(begin)

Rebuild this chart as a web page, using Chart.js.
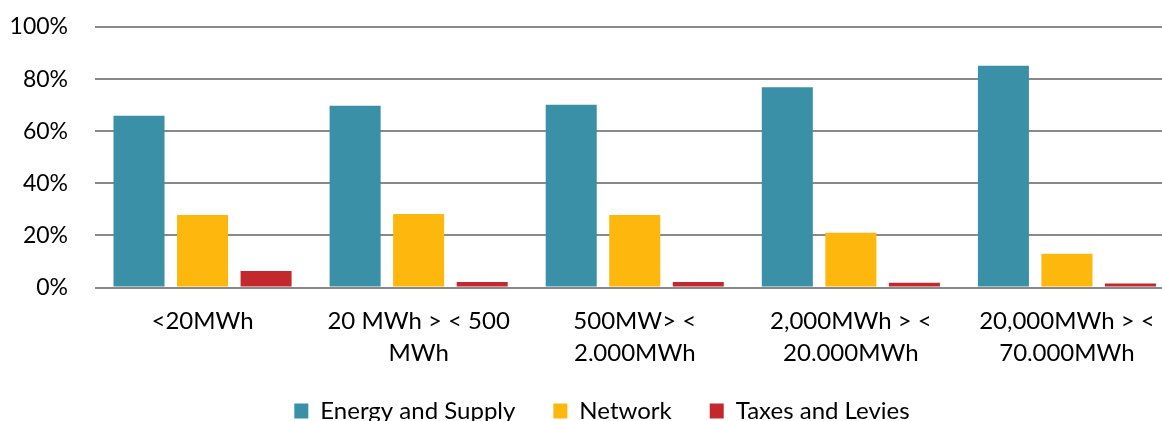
<!DOCTYPE html>
<html>
<head>
<meta charset="utf-8">
<script src="https://cdn.jsdelivr.net/npm/chart.js@4.4.1/dist/chart.umd.min.js"></script>
<style>
  html, body { margin: 0; padding: 0; background: #fff; overflow: hidden; }
  #wrap { position: relative; width: 1175px; height: 433px; }
</style>
</head>
<body>
<div id="wrap"><canvas id="costChart"></canvas></div>
<script>
// Consumption bands and cost shares (%)
const categories = [
    '<20MWh',
    ['20 MWh > < 500', 'MWh'],
    ['500MW> <', '2,000MWh'],
    ['2,000MWh > <', '20,000MWh'],
    ['20,000MWh > <', '70,000MWh']
];
const seriesNames = ['Energy and Supply', 'Network', 'Taxes and Levies'];
const energySupply = [65.9, 69.8, 70.2, 76.9, 85.1];
const network = [27.8, 28.2, 27.8, 21.0, 13.0];
const taxesLevies = [6.3, 2.1, 2.1, 1.8, 1.5];
const yTicks = [0, 20, 40, 60, 80, 100];

const colors = ['#3a90a6', '#fdb70d', '#c3292c'];
const fontFamily = 'Lato, "Open Sans", sans-serif';

// The original legend sits a little right of the canvas centre
const legendShift = {
    id: 'legendShift',
    afterLayout(chart) {
        if (chart.legend) {
            chart.legend.left += 14.5;
            chart.legend.right += 14.5;
        }
    }
};

document.addEventListener('DOMContentLoaded', function() {
    const ctx = document.getElementById('costChart');
    const datasets = [energySupply, network, taxesLevies].map(function(values, i) {
        return {
            label: seriesNames[i],
            data: values,
            backgroundColor: colors[i],
            borderWidth: 0,
            categoryPercentage: 0.882,
            barPercentage: 0.803
        };
    });

    new Chart(ctx, {
        type: 'bar',
        data: { labels: categories, datasets: datasets },
        options: {
            responsive: true,
            maintainAspectRatio: false,
            animation: false,
            layout: { padding: { top: 27, left: 0, right: 0, bottom: 0 } },
            plugins: {
                tooltip: { enabled: false },
                legend: {
                    position: 'bottom',
                    labels: {
                        boxWidth: 14,
                        boxHeight: 15,
                        padding: 38,
                        color: '#000',
                        font: { family: fontFamily, size: 24 }
                    }
                }
            },
            scales: {
                x: {
                    grid: { display: false, drawTicks: false },
                    border: { display: false },
                    afterFit: function(axis) { axis.height = 73.5; },
                    ticks: {
                        color: '#000',
                        padding: 17.5,
                        maxRotation: 0,
                        autoSkip: false,
                        font: { family: fontFamily, size: 24, lineHeight: 1.333 }
                    }
                },
                y: {
                    min: 0,
                    max: 100,
                    afterBuildTicks: function(axis) {
                        axis.ticks = yTicks.map(function(v) { return { value: v }; });
                    },
                    afterFit: function(axis) {
                        axis.width = 94.5;
                        axis.paddingTop = 0;
                        axis.paddingBottom = 0;
                    },
                    grid: { color: '#898989', lineWidth: 2, drawTicks: false },
                    border: { display: false },
                    ticks: {
                        color: '#000',
                        padding: 26.5,
                        font: { family: fontFamily, size: 23 },
                        callback: function(value) { return value + '%'; }
                    }
                }
            }
        },
        plugins: [legendShift]
    });
});
</script>
</body>
</html>
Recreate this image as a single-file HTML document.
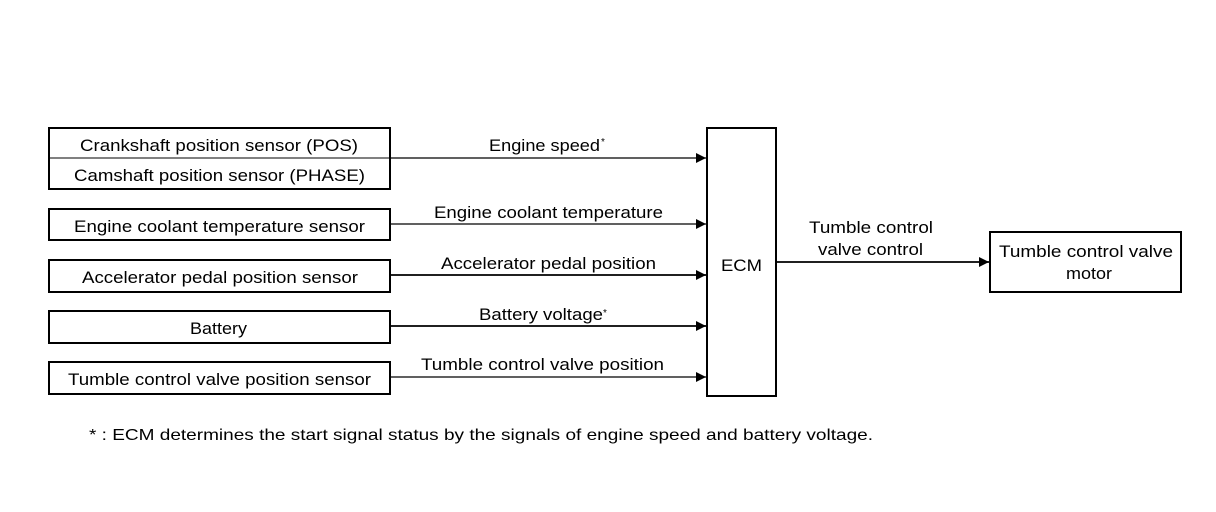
<!DOCTYPE html>
<html><head><meta charset="utf-8"><style>
html,body{margin:0;padding:0;background:#fff;width:1216px;height:512px;overflow:hidden}
svg text{font-family:"Liberation Sans",sans-serif;font-size:17px;fill:#000}
</style></head><body>
<svg width="1216" height="512" viewBox="0 0 1216 512" xmlns="http://www.w3.org/2000/svg">
<defs><marker id="a" markerWidth="10" markerHeight="10" refX="10" refY="5" orient="auto" markerUnits="userSpaceOnUse"><path d="M0,0 L10,5 L0,10 z" fill="#000"/></marker></defs>
<g fill="none" stroke="#000" stroke-width="2">
<rect x="49" y="128" width="341" height="61"/>
<line x1="49" y1="158" x2="390" y2="158" stroke-width="1"/>
<rect x="49" y="209" width="341" height="31"/>
<rect x="49" y="260" width="341" height="32"/>
<rect x="49" y="311" width="341" height="32"/>
<rect x="49" y="362" width="341" height="32"/>
<rect x="707" y="128" width="69" height="268"/>
<rect x="990" y="232" width="191" height="60"/>
</g>
<g stroke="#000" stroke-width="1.2">
<line x1="390" y1="158" x2="706" y2="158" marker-end="url(#a)"/>
<line x1="390" y1="224" x2="706" y2="224" marker-end="url(#a)"/>
<line x1="390" y1="275" x2="706" y2="275" marker-end="url(#a)" stroke-width="1.8"/>
<line x1="390" y1="326" x2="706" y2="326" marker-end="url(#a)" stroke-width="1.8"/>
<line x1="390" y1="377" x2="706" y2="377" marker-end="url(#a)"/>
<line x1="776" y1="262" x2="989" y2="262" marker-end="url(#a)" stroke-width="1.8"/>
</g>
<g lengthAdjust="spacingAndGlyphs">
<text x="80" y="151" textLength="278" lengthAdjust="spacingAndGlyphs">Crankshaft position sensor (POS)</text>
<text x="74" y="181" textLength="291" lengthAdjust="spacingAndGlyphs">Camshaft position sensor (PHASE)</text>
<text x="74" y="232" textLength="291" lengthAdjust="spacingAndGlyphs">Engine coolant temperature sensor</text>
<text x="82" y="283" textLength="276" lengthAdjust="spacingAndGlyphs">Accelerator pedal position sensor</text>
<text x="190" y="334" textLength="57" lengthAdjust="spacingAndGlyphs">Battery</text>
<text x="68" y="385" textLength="303" lengthAdjust="spacingAndGlyphs">Tumble control valve position sensor</text>
<text x="489" y="151" textLength="111" lengthAdjust="spacingAndGlyphs">Engine speed</text>
<text x="434" y="218" textLength="229" lengthAdjust="spacingAndGlyphs">Engine coolant temperature</text>
<text x="441" y="269" textLength="215" lengthAdjust="spacingAndGlyphs">Accelerator pedal position</text>
<text x="479" y="320" textLength="124" lengthAdjust="spacingAndGlyphs">Battery voltage</text>
<text x="421" y="370" textLength="243" lengthAdjust="spacingAndGlyphs">Tumble control valve position</text>
<text x="721" y="271" textLength="41" lengthAdjust="spacingAndGlyphs">ECM</text>
<text x="809" y="233" textLength="124" lengthAdjust="spacingAndGlyphs">Tumble control</text>
<text x="818" y="255" textLength="105" lengthAdjust="spacingAndGlyphs">valve control</text>
<text x="999" y="257" textLength="174" lengthAdjust="spacingAndGlyphs">Tumble control valve</text>
<text x="1066" y="279" textLength="46" lengthAdjust="spacingAndGlyphs">motor</text>
</g>
<text x="601" y="145" style="font-size:10px">*</text>
<text x="603" y="316" style="font-size:10px">*</text>
<text x="89" y="440" style="font-size:16px" textLength="784" lengthAdjust="spacingAndGlyphs">* : ECM determines the start signal status by the signals of engine speed and battery voltage.</text>
</svg>
</body></html>
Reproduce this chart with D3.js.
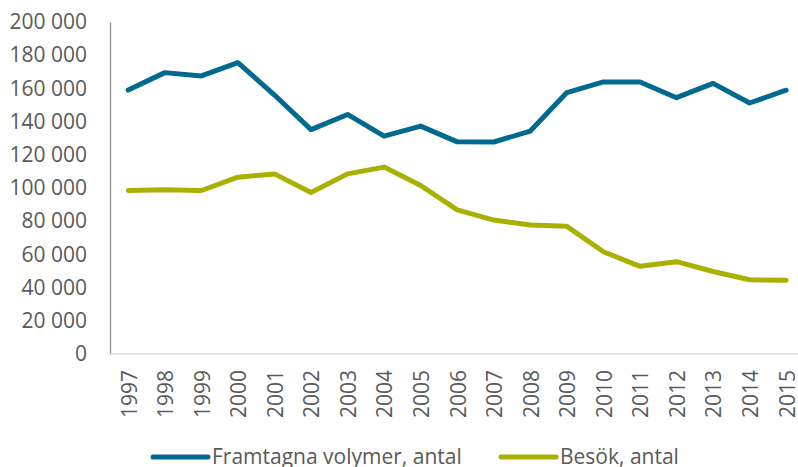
<!DOCTYPE html>
<html lang="sv">
<head>
  <meta charset="UTF-8" />
  <title>Framtagna volymer och besök</title>
  <script src="https://d3js.org/d3.v7.min.js"></script>
  <style>
    body { margin: 0; background: #fff; }
    text { font-family: "Open Sans", sans-serif; fill: #595959; }
  </style>
</head>
<body>
  <div id="chart"></div>
  <script>
    // data
    var years = ['1997','1998','1999','2000','2001','2002','2003','2004','2005','2006',
                 '2007','2008','2009','2010','2011','2012','2013','2014','2015'];
    var volymer = [159000, 169500, 167500, 175500, 156000, 135200, 144300, 131300, 137300, 127800,
                   127700, 134300, 157500, 163900, 163900, 154400, 163000, 151200, 158900];
    var besok = [98500, 98900, 98500, 106500, 108500, 97300, 108500, 112600, 101500, 86800,
                 80700, 77700, 76900, 61600, 52800, 55600, 49700, 44700, 44500];
    var yTicks = [0, 20000, 40000, 60000, 80000, 100000, 120000, 140000, 160000, 180000, 200000];
    var seriesNames = ['Framtagna volymer, antal', 'Besök, antal'];
    var seriesColors = ['#00698f', '#a9b000'];

    var width = 798, height = 467;
    var plotLeft = 110, plotTop = 22, plotBottom = 354;

    var svg = d3.select('#chart').append('svg')
      .attr('width', width)
      .attr('height', height);

    var x = d3.scaleBand().domain(years).range([plotLeft, plotLeft + 19 * 36.55]);
    var y = d3.scaleLinear().domain([0, 200000]).range([plotBottom, plotTop]);
    var fmt = function(d) { return d3.format(',')(d).replace(/,/g, ' '); };

    // y axis
    var yAxis = svg.append('g')
      .attr('transform', 'translate(' + plotLeft + ',0)')
      .call(d3.axisLeft(y).tickValues(yTicks).tickSize(0).tickPadding(23).tickFormat(fmt));
    yAxis.select('.domain').attr('stroke', '#8c8c8c').attr('stroke-width', 1.3);
    yAxis.selectAll('text').attr('font-size', 21).attr('fill', '#595959')
      .style('font-family', '"Open Sans", sans-serif');

    // x axis
    var xAxis = svg.append('g')
      .attr('transform', 'translate(0,' + plotBottom + ')')
      .call(d3.axisBottom(x).tickSize(0).tickSizeOuter(0));
    xAxis.select('.domain').attr('stroke', '#d9d9d9').attr('stroke-width', 1.5)
      .attr('d', 'M' + plotLeft + ',0H' + width);
    xAxis.selectAll('text')
      .attr('font-size', 21)
      .attr('fill', '#595959')
      .style('font-family', '"Open Sans", sans-serif')
      .attr('text-anchor', 'end')
      .attr('transform', 'rotate(-90)')
      .attr('x', -16)
      .attr('y', 1)
      .attr('dy', '0.35em');

    var line = d3.line()
      .x(function(d, i) { return x(years[i]) + x.bandwidth() / 2; })
      .y(function(d) { return y(d); });

    [volymer, besok].forEach(function(s, i) {
      svg.append('path')
        .datum(s)
        .attr('fill', 'none')
        .attr('stroke', seriesColors[i])
        .attr('stroke-width', 5)
        .attr('stroke-linejoin', 'round')
        .attr('stroke-linecap', 'round')
        .attr('d', line);
    });

    // legend
    var legendX = [153, 501];
    seriesNames.forEach(function(name, i) {
      var g = svg.append('g').attr('transform', 'translate(' + legendX[i] + ',457)');
      g.append('line')
        .attr('x1', 0).attr('x2', 55)
        .attr('stroke', seriesColors[i])
        .attr('stroke-width', 5)
        .attr('stroke-linecap', 'round');
      g.append('text')
        .attr('x', 59)
        .attr('dy', '0.35em')
        .attr('font-size', 21)
        .text(name);
    });
  </script>
</body>
</html>
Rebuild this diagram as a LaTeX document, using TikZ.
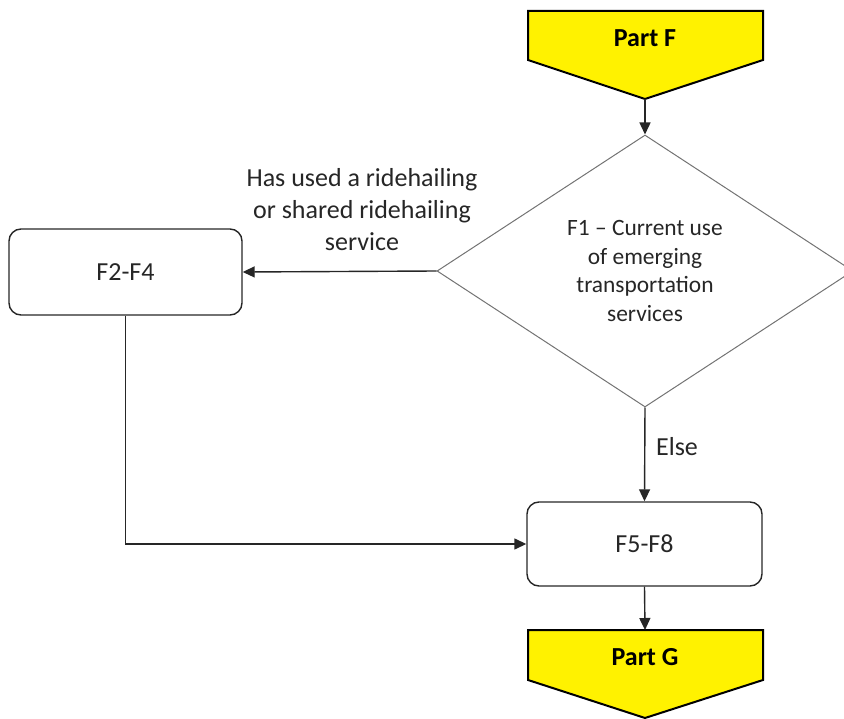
\documentclass[tikz,border=0pt]{standalone}
\usepackage{fontspec}
\setmainfont{Carlito}
\usetikzlibrary{shapes.geometric,arrows.meta}

\begin{document}
\begin{tikzpicture}[x=1pt,y=-1pt,
  every node/.style={font=\fontsize{26}{32}\selectfont, text=black!85},
  conn/.style={draw=black!85, line width=1.4pt, -{Triangle[length=12pt,width=11pt]}},
  stepbox/.style={draw=black!85, line width=1.4pt, rounded corners=12pt,
    inner sep=0pt},
  decision/.style={diamond, draw=black!55, line width=1pt, aspect=1.53,
    minimum width=416pt, minimum height=272pt, inner sep=0pt, align=center,
    font=\fontsize{23.4}{28.5}\selectfont},
  offpage/.style={fill=yellow, draw=black, line width=2pt, line join=miter},
  partlabel/.style={font=\fontsize{26}{30}\selectfont\bfseries, text=black},
  ]
\useasboundingbox (0,0) rectangle (844,719);

% off-page connector: Part F
\path[offpage] (528,11) -- (763,11) -- (763,60) -- (645,99) -- (528,60) -- cycle;
\node[partlabel] (pf) at (645,38) {Part F};
\coordinate (pftip) at (645,99);

% decision
\node[decision] (f1) at (645,271) {F1 -- Current use\\of emerging\\transportation\\services};

% process boxes
\node[stepbox, minimum width=233pt, minimum height=86pt] (f24) at (125.5,272) {F2-F4};
\node[stepbox, minimum width=235pt, minimum height=84pt] (f58) at (644.5,544) {F5-F8};

% off-page connector: Part G
\path[offpage] (528,630) -- (763,630) -- (763,680) -- (645,718) -- (528,680) -- cycle;
\node[partlabel] (pg) at (645,657) {Part G};
\coordinate (pgtop) at (645,630);

% connectors
\draw[conn] (pftip) -- (f1.north);
\draw[conn] (f1.west) -- (f24.east);
\draw[conn] (f1.south) -- (f58.north);
\draw[conn] (f24.south) |- (f58.west);
\draw[conn] (f58.south) -- (pgtop);

% connector labels
\node[align=center] (yes) at (362,210) {Has used a ridehailing\\or shared ridehailing\\service};
\node (else) at (677,447) {Else};
\end{tikzpicture}
\end{document}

(end)

In the listing, find every line containing the word "using" and list it.

= Written response =
Rebuild this chart as a web page, using Chart.js.
Rebuild this diagram as a LaTeX document, using TikZ.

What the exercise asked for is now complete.